Prague, June 22 (CTK) – The Czech Finance Ministry will continue drafting the state budget for 2017 with a deficit of 60 billion crowns, Finance Minister Andrej Babis (ANO) said after a government meeting yesterday, adding that it provides for higher pay for teachers and healthcare employees.
The draft also envisages an increase in the fees that the state pays for health insurance of certain groups of inhabitants, higher pensions and an increase in the Defence Ministry’s budget.
The ministry’s original draft state budget projected a deficit of 48.5 billion crowns, but it said the spendings can be raised by 11.5 billion crowns in keeping with the government coalition agreement.
According to the law, the government must send the 2017 state budget bill to the Chamber of Deputies by the end of September.
During the summer months, Babis will have further negotiations with individual ministers on their offices’ budgets.
The draft state budget puts revenues at 1,260 billion crowns and expenditures at 1,320 billion crowns.
Babis said “we prepared the state budget very carefully and we raised the estimated revenues four times. Now, the increase is 80 billion crowns.”
Yesterday, the government agreed to raise the volume of money for teachers’ salaries by 8 percent while their base pay would rise by 6 percent in 2016. The money for other civil servants will grow by 5 percent and the base pay will go up by 4 percent.

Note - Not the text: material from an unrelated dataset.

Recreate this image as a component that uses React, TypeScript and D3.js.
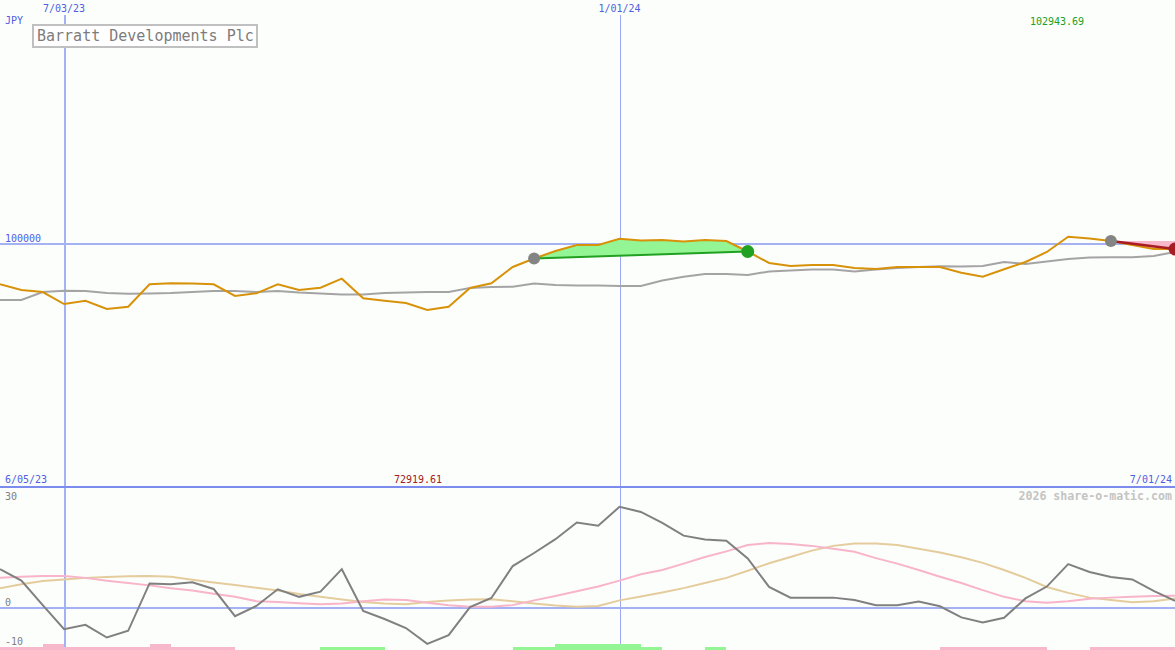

“This has been the biggest increase in the salaries of public sector employees in several past years,” Prime Minister Bohuslav Sobotka (Social Democrats, CSSD).
The Chamber of Commerce criticised the draft state budget yesterday.
“It is a mistake that at a time when the economy is growing, the draft state budget envisages a higher number of civil servants instead of dealing with the repaying of the state debt or at least the forming of a balanced budget,” the chamber said.
Its president Vladimir Dlouhy said the state should have checked the state’s financial management focused mainly on mandatory expenditures.